* THE EXERCISE
Leave out the pictures, and write out exactly the lines from the beginning of the material to the line holding "($(#2.west -| #1)+(#4,#3)$)", that line included, and nothing else.

(Records with drawing code)
::::

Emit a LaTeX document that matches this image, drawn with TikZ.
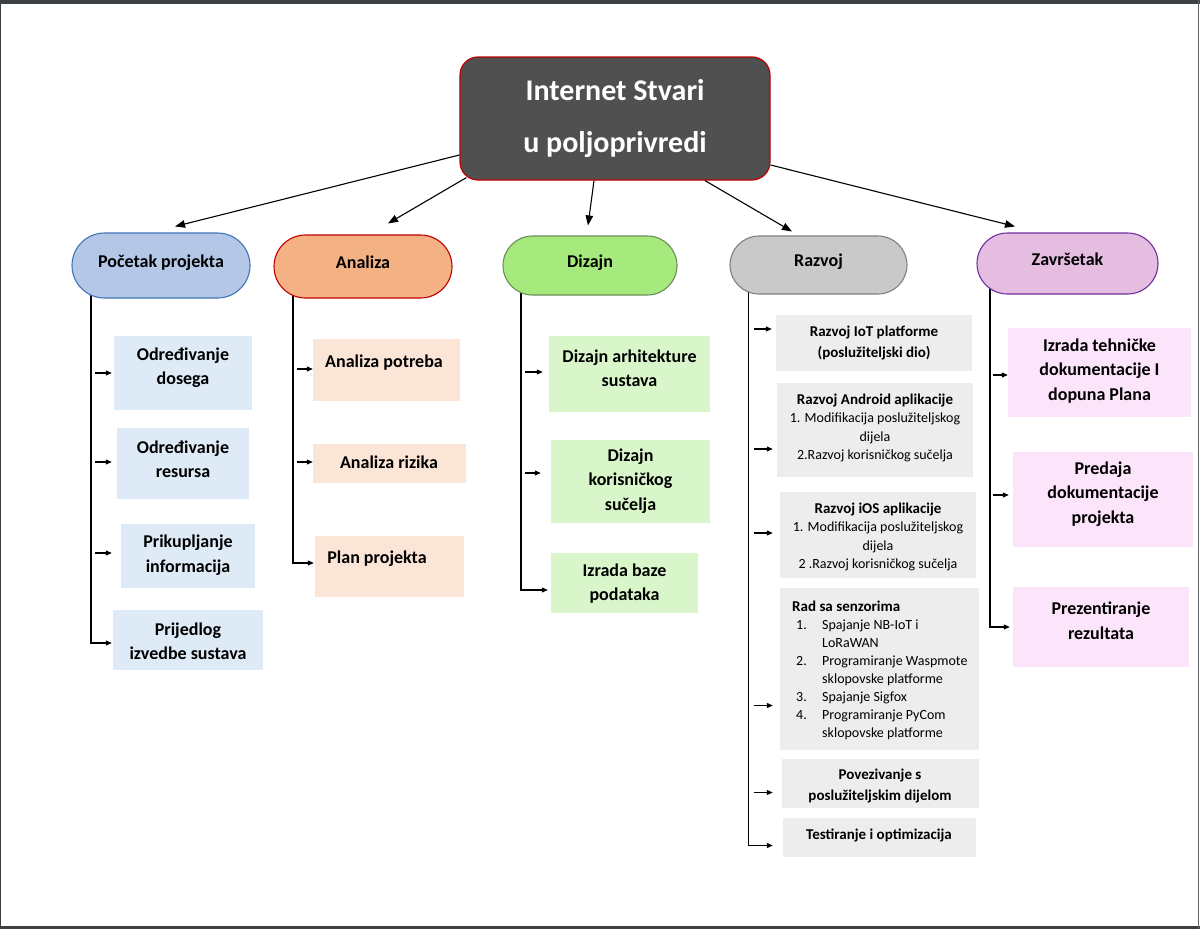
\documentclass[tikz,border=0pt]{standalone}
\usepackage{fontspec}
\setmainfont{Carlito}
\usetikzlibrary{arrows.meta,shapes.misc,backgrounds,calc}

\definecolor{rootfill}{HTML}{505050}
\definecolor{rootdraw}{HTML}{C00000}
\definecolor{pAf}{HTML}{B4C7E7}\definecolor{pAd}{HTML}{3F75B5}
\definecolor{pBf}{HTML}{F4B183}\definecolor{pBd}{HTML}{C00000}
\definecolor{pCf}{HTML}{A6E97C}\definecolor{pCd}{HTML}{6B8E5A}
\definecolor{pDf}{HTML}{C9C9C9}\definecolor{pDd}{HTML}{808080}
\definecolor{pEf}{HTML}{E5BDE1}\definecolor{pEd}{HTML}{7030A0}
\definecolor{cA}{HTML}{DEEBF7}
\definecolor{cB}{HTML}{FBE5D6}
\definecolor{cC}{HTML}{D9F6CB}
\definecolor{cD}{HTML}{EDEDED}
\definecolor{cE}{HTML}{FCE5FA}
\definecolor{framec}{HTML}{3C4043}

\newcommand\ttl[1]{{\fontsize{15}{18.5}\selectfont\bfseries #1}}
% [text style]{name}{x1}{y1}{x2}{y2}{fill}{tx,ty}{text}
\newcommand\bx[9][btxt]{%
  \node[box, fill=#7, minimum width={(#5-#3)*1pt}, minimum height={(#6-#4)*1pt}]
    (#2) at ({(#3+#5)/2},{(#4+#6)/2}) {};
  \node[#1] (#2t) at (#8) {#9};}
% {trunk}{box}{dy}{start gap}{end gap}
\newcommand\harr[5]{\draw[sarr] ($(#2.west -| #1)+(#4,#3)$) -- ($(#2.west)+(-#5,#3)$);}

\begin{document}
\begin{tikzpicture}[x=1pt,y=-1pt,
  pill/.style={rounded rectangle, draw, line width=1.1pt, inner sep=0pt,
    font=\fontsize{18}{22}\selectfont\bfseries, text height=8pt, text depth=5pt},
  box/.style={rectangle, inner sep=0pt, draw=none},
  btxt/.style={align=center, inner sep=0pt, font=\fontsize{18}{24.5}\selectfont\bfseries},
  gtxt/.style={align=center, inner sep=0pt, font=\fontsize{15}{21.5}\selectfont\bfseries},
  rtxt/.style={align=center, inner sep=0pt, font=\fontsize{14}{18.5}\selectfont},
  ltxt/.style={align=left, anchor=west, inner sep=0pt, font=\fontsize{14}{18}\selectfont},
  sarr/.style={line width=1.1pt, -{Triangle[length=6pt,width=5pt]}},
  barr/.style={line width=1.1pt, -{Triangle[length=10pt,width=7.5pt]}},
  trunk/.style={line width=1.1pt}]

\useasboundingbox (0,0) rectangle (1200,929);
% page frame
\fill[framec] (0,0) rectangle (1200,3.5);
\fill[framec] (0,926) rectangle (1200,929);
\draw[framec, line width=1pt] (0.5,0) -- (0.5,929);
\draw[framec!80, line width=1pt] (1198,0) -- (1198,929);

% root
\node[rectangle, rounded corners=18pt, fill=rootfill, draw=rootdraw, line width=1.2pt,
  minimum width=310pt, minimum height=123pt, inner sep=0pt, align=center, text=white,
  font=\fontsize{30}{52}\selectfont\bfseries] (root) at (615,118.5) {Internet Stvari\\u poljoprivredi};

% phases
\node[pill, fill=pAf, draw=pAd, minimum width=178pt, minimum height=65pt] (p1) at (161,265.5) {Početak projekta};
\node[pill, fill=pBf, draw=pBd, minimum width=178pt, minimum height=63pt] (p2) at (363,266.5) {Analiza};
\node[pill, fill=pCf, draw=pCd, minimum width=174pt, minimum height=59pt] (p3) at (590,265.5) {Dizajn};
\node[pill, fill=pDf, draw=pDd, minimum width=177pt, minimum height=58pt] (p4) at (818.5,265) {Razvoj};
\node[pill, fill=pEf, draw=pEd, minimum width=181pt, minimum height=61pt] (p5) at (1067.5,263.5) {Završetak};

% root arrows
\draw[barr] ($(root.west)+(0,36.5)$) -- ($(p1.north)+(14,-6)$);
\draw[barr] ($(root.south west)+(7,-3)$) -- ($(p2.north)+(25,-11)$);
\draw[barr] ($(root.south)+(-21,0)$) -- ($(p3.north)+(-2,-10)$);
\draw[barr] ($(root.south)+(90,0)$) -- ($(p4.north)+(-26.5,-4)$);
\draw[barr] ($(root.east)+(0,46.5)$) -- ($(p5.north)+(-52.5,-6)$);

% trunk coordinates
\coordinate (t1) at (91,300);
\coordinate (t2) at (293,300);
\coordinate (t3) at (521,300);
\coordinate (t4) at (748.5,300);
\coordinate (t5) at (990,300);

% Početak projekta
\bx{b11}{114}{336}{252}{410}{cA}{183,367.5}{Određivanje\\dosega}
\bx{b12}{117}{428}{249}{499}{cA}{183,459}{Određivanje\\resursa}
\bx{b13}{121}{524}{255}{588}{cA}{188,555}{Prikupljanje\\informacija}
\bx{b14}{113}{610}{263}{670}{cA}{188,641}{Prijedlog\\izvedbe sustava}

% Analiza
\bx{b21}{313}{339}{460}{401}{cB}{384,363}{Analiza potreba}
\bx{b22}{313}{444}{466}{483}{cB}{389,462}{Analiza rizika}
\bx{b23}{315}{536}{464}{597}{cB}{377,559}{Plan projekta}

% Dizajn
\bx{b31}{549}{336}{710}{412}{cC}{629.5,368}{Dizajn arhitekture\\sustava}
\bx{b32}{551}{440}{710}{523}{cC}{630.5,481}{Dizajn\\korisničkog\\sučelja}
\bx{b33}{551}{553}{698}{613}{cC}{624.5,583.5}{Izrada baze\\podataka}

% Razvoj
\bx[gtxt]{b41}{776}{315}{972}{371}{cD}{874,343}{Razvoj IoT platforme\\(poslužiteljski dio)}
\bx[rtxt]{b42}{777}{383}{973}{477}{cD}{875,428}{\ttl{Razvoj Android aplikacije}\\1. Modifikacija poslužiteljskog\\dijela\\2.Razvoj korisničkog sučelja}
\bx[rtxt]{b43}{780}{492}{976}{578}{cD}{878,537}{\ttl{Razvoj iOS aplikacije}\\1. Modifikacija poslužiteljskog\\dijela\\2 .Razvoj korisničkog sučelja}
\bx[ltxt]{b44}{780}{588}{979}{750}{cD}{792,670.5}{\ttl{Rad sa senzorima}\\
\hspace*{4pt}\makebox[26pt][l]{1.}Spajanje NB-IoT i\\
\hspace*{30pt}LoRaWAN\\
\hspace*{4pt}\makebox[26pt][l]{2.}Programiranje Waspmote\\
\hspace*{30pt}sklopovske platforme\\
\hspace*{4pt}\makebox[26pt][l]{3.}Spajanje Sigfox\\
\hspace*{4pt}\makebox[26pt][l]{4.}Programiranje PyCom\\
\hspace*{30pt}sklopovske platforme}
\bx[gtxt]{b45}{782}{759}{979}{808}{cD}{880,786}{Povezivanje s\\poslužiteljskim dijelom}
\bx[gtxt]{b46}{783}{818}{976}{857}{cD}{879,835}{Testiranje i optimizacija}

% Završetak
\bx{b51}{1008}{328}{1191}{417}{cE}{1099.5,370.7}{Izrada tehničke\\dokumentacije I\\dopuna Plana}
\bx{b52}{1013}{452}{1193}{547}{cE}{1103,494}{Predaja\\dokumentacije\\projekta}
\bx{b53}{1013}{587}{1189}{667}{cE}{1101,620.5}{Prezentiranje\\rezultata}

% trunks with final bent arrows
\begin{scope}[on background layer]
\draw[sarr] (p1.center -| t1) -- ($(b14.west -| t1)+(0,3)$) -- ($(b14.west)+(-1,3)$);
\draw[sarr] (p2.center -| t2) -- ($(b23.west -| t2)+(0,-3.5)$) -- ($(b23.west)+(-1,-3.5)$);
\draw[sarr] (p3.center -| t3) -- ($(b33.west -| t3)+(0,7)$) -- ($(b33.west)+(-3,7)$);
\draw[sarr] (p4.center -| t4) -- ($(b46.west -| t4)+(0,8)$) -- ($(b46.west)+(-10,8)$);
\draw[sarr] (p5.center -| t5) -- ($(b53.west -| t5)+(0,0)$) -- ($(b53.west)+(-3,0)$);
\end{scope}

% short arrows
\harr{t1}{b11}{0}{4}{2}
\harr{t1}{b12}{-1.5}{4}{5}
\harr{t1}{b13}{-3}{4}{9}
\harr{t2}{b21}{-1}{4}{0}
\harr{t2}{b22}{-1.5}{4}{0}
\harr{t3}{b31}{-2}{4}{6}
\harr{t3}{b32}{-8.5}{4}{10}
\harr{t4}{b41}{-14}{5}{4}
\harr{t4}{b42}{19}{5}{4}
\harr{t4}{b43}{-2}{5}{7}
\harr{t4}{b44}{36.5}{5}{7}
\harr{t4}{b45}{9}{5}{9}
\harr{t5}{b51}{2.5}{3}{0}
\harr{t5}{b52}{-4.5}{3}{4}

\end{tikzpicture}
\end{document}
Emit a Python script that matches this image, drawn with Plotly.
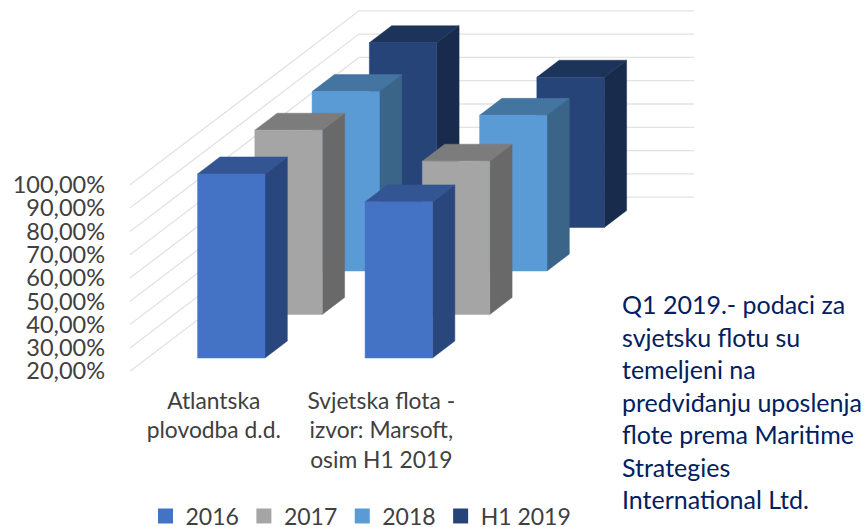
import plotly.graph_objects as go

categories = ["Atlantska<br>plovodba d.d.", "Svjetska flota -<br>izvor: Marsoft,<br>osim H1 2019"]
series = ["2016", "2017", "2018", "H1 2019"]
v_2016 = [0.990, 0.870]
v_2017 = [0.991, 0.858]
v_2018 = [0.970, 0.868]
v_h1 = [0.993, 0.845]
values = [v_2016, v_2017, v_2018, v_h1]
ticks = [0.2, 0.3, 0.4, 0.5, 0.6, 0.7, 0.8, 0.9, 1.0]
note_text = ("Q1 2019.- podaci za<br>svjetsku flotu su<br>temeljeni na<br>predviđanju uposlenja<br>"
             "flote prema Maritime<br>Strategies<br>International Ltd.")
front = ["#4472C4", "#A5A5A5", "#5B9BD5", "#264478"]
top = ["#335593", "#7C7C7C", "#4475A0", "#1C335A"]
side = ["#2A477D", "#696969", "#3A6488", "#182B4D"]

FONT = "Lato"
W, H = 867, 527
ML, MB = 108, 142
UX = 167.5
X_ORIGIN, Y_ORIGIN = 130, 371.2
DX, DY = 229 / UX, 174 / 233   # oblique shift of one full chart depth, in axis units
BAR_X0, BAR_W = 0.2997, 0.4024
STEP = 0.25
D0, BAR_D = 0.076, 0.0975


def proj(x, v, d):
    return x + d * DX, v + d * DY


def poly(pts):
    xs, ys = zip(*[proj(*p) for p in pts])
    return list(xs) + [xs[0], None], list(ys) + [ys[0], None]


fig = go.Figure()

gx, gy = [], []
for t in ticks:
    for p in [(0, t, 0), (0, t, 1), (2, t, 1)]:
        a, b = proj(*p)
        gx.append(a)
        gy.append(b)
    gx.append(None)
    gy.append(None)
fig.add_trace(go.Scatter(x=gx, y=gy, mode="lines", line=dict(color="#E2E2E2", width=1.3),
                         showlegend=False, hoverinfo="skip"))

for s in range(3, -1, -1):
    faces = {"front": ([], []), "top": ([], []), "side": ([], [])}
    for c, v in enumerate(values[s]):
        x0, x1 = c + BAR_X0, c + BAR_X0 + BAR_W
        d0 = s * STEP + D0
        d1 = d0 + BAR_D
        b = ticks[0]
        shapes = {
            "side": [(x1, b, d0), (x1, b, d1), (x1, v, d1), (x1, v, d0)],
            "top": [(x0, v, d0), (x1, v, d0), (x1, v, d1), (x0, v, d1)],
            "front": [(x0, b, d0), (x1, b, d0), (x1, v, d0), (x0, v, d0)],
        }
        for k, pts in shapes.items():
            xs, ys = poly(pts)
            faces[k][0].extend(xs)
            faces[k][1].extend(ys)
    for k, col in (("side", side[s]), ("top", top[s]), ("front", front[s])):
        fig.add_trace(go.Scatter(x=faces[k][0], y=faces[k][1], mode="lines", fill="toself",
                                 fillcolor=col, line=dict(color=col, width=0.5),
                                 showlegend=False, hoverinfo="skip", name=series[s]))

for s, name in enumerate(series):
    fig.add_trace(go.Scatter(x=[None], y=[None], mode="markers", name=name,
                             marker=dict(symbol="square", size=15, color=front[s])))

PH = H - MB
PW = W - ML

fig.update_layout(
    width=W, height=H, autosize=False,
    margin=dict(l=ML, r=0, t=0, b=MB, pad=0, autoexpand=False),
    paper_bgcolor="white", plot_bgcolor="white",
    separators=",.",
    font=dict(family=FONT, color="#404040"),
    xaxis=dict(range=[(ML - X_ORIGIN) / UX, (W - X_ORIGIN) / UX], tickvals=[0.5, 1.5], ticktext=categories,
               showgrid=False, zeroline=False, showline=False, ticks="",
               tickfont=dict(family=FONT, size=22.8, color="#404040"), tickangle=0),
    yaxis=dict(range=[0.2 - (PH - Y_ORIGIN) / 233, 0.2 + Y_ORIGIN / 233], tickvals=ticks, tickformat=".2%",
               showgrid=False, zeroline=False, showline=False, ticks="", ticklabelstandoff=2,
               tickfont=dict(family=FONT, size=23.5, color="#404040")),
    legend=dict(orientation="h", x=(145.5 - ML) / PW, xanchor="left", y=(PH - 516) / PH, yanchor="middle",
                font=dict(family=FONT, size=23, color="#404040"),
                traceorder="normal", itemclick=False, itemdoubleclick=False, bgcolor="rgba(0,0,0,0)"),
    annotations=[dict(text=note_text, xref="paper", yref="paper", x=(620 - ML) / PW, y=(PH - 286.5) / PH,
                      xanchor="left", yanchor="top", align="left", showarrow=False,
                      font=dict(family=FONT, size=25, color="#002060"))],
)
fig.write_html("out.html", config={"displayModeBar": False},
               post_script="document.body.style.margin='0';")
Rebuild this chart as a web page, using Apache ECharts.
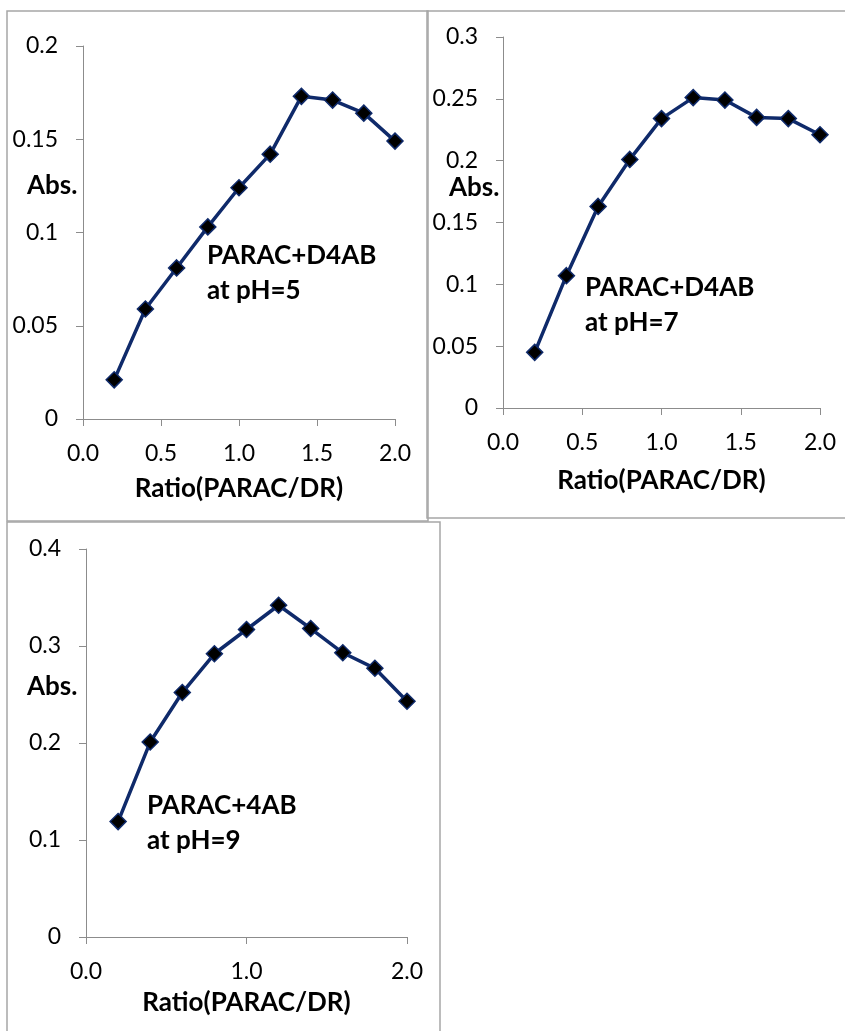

::::

* WRITTEN RESPONSE
Emit a LaTeX document that matches this image, drawn with TikZ.
\documentclass[tikz,border=0pt]{standalone}
\usepackage{fontspec}
\setmainfont{Carlito}
\usetikzlibrary{arrows.meta,shapes.misc,backgrounds,calc}

\definecolor{rootfill}{HTML}{505050}
\definecolor{rootdraw}{HTML}{C00000}
\definecolor{pAf}{HTML}{B4C7E7}\definecolor{pAd}{HTML}{3F75B5}
\definecolor{pBf}{HTML}{F4B183}\definecolor{pBd}{HTML}{C00000}
\definecolor{pCf}{HTML}{A6E97C}\definecolor{pCd}{HTML}{6B8E5A}
\definecolor{pDf}{HTML}{C9C9C9}\definecolor{pDd}{HTML}{808080}
\definecolor{pEf}{HTML}{E5BDE1}\definecolor{pEd}{HTML}{7030A0}
\definecolor{cA}{HTML}{DEEBF7}
\definecolor{cB}{HTML}{FBE5D6}
\definecolor{cC}{HTML}{D9F6CB}
\definecolor{cD}{HTML}{EDEDED}
\definecolor{cE}{HTML}{FCE5FA}
\definecolor{framec}{HTML}{3C4043}

\newcommand\ttl[1]{{\fontsize{15}{18.5}\selectfont\bfseries #1}}
% [text style]{name}{x1}{y1}{x2}{y2}{fill}{tx,ty}{text}
\newcommand\bx[9][btxt]{%
  \node[box, fill=#7, minimum width={(#5-#3)*1pt}, minimum height={(#6-#4)*1pt}]
    (#2) at ({(#3+#5)/2},{(#4+#6)/2}) {};
  \node[#1] (#2t) at (#8) {#9};}
% {trunk}{box}{dy}{start gap}{end gap}
\newcommand\harr[5]{\draw[sarr] ($(#2.west -| #1)+(#4,#3)$) -- ($(#2.west)+(-#5,#3)$);}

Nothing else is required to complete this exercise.